> **TASK TO COMPLETE**
Leave out the pictures and repeat the rest of the material exactly.

****************************************

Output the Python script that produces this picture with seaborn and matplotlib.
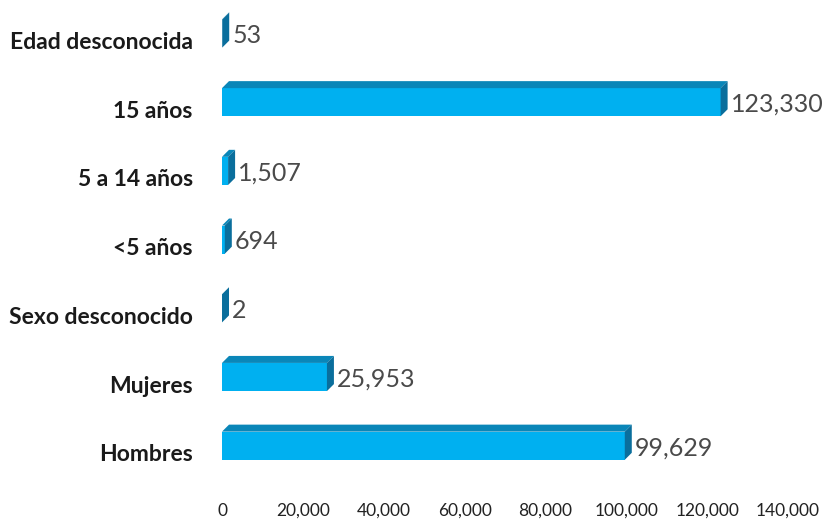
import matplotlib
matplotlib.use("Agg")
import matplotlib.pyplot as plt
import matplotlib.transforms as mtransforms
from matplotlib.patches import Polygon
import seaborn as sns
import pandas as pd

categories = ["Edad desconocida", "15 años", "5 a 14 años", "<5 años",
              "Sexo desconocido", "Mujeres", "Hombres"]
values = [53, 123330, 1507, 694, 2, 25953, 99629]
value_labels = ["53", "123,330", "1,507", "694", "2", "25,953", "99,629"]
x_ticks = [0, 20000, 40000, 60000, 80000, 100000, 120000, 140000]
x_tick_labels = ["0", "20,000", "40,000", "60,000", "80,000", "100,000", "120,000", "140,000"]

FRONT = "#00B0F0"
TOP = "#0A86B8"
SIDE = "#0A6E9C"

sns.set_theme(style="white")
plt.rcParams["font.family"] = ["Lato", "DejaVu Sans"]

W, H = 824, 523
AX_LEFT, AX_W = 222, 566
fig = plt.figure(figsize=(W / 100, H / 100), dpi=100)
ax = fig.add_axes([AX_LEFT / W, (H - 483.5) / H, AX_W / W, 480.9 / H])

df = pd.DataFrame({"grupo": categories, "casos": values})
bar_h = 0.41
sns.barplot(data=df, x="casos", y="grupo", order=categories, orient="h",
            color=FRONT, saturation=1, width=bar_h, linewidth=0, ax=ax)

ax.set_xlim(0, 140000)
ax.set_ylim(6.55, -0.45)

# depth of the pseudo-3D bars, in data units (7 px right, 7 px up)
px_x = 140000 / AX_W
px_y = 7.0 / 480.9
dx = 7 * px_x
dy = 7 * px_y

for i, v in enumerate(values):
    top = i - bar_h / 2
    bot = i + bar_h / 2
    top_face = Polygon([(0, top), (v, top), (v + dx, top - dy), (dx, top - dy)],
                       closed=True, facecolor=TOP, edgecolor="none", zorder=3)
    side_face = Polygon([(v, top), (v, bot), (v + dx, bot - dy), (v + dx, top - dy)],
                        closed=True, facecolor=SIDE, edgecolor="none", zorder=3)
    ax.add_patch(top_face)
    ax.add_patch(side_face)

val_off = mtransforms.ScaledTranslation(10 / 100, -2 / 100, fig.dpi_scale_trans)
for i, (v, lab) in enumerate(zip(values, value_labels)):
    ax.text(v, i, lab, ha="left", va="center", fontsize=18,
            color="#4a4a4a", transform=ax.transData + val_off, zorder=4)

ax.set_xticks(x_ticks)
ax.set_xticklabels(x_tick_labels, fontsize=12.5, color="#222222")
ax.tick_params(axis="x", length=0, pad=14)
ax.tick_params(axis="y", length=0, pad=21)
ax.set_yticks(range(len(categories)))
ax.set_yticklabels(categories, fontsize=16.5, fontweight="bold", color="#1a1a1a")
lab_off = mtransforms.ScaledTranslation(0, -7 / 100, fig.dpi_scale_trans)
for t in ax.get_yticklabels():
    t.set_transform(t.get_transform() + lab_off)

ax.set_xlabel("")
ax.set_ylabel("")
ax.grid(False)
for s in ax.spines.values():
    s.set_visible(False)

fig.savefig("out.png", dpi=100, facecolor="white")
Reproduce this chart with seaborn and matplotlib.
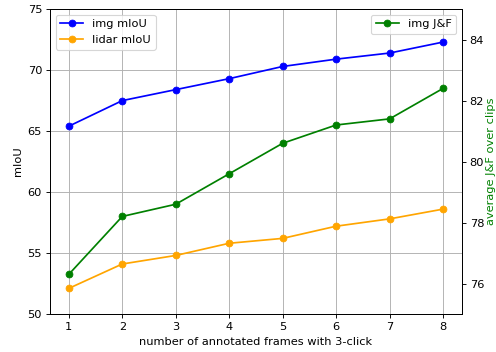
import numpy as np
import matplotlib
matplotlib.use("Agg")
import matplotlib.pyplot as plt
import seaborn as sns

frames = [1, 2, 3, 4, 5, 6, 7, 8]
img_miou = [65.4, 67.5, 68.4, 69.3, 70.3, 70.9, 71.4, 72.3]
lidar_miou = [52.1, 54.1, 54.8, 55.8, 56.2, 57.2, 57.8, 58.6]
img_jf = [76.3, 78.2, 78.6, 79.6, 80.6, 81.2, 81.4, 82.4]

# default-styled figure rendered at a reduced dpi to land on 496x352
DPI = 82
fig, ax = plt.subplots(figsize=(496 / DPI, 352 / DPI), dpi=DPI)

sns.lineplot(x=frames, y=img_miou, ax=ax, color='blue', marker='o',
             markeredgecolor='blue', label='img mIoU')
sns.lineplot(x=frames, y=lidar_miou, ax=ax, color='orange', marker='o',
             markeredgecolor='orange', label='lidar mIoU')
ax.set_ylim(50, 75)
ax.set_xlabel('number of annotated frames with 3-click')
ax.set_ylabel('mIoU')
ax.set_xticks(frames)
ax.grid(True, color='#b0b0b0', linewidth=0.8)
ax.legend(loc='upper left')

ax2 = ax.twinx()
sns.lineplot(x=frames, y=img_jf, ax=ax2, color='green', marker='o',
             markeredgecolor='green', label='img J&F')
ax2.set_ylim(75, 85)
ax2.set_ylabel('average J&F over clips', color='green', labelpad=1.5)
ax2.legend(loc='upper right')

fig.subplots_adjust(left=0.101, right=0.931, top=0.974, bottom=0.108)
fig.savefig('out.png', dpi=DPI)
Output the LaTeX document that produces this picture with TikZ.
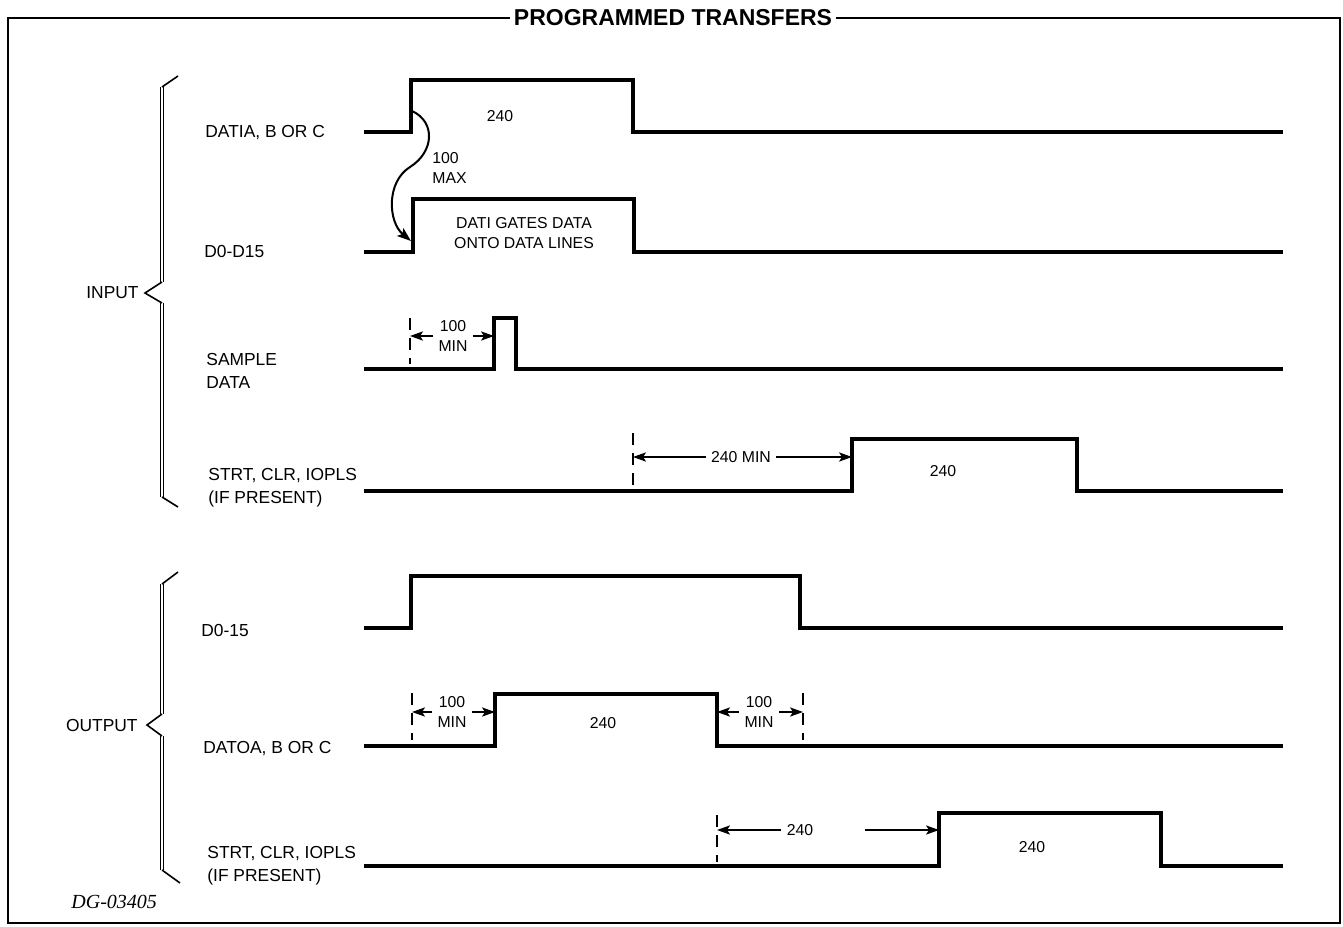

****************************************

> **THE COMPLETED TASK**
Output the Python script that produces this picture with seaborn and matplotlib.
import matplotlib
matplotlib.use("Agg")
import matplotlib.pyplot as plt
import matplotlib.transforms as mtransforms
from matplotlib.patches import Polygon
import seaborn as sns
import pandas as pd

categories = ["Edad desconocida", "15 años", "5 a 14 años", "<5 años",
              "Sexo desconocido", "Mujeres", "Hombres"]
values = [53, 123330, 1507, 694, 2, 25953, 99629]
value_labels = ["53", "123,330", "1,507", "694", "2", "25,953", "99,629"]
x_ticks = [0, 20000, 40000, 60000, 80000, 100000, 120000, 140000]
x_tick_labels = ["0", "20,000", "40,000", "60,000", "80,000", "100,000", "120,000", "140,000"]

FRONT = "#00B0F0"
TOP = "#0A86B8"
SIDE = "#0A6E9C"

sns.set_theme(style="white")
plt.rcParams["font.family"] = ["Lato", "DejaVu Sans"]

W, H = 824, 523
AX_LEFT, AX_W = 222, 566
fig = plt.figure(figsize=(W / 100, H / 100), dpi=100)
ax = fig.add_axes([AX_LEFT / W, (H - 483.5) / H, AX_W / W, 480.9 / H])

df = pd.DataFrame({"grupo": categories, "casos": values})
bar_h = 0.41
sns.barplot(data=df, x="casos", y="grupo", order=categories, orient="h",
            color=FRONT, saturation=1, width=bar_h, linewidth=0, ax=ax)

ax.set_xlim(0, 140000)
ax.set_ylim(6.55, -0.45)

# depth of the pseudo-3D bars, in data units (7 px right, 7 px up)
px_x = 140000 / AX_W
px_y = 7.0 / 480.9
dx = 7 * px_x
dy = 7 * px_y

for i, v in enumerate(values):
    top = i - bar_h / 2
    bot = i + bar_h / 2
    top_face = Polygon([(0, top), (v, top), (v + dx, top - dy), (dx, top - dy)],
                       closed=True, facecolor=TOP, edgecolor="none", zorder=3)
    side_face = Polygon([(v, top), (v, bot), (v + dx, bot - dy), (v + dx, top - dy)],
                        closed=True, facecolor=SIDE, edgecolor="none", zorder=3)
    ax.add_patch(top_face)
    ax.add_patch(side_face)

val_off = mtransforms.ScaledTranslation(10 / 100, -2 / 100, fig.dpi_scale_trans)
for i, (v, lab) in enumerate(zip(values, value_labels)):
    ax.text(v, i, lab, ha="left", va="center", fontsize=18,
            color="#4a4a4a", transform=ax.transData + val_off, zorder=4)

ax.set_xticks(x_ticks)
ax.set_xticklabels(x_tick_labels, fontsize=12.5, color="#222222")
ax.tick_params(axis="x", length=0, pad=14)
ax.tick_params(axis="y", length=0, pad=21)
ax.set_yticks(range(len(categories)))
ax.set_yticklabels(categories, fontsize=16.5, fontweight="bold", color="#1a1a1a")
lab_off = mtransforms.ScaledTranslation(0, -7 / 100, fig.dpi_scale_trans)
for t in ax.get_yticklabels():
    t.set_transform(t.get_transform() + lab_off)

ax.set_xlabel("")
ax.set_ylabel("")
ax.grid(False)
for s in ax.spines.values():
    s.set_visible(False)

fig.savefig("out.png", dpi=100, facecolor="white")
Reproduce this chart with seaborn and matplotlib.
import numpy as np
import matplotlib
matplotlib.use("Agg")
import matplotlib.pyplot as plt
import seaborn as sns

frames = [1, 2, 3, 4, 5, 6, 7, 8]
img_miou = [65.4, 67.5, 68.4, 69.3, 70.3, 70.9, 71.4, 72.3]
lidar_miou = [52.1, 54.1, 54.8, 55.8, 56.2, 57.2, 57.8, 58.6]
img_jf = [76.3, 78.2, 78.6, 79.6, 80.6, 81.2, 81.4, 82.4]

# default-styled figure rendered at a reduced dpi to land on 496x352
DPI = 82
fig, ax = plt.subplots(figsize=(496 / DPI, 352 / DPI), dpi=DPI)

sns.lineplot(x=frames, y=img_miou, ax=ax, color='blue', marker='o',
             markeredgecolor='blue', label='img mIoU')
sns.lineplot(x=frames, y=lidar_miou, ax=ax, color='orange', marker='o',
             markeredgecolor='orange', label='lidar mIoU')
ax.set_ylim(50, 75)
ax.set_xlabel('number of annotated frames with 3-click')
ax.set_ylabel('mIoU')
ax.set_xticks(frames)
ax.grid(True, color='#b0b0b0', linewidth=0.8)
ax.legend(loc='upper left')

ax2 = ax.twinx()
sns.lineplot(x=frames, y=img_jf, ax=ax2, color='green', marker='o',
             markeredgecolor='green', label='img J&F')
ax2.set_ylim(75, 85)
ax2.set_ylabel('average J&F over clips', color='green', labelpad=1.5)
ax2.legend(loc='upper right')

fig.subplots_adjust(left=0.101, right=0.931, top=0.974, bottom=0.108)
fig.savefig('out.png', dpi=DPI)
Output the LaTeX document that produces this picture with TikZ.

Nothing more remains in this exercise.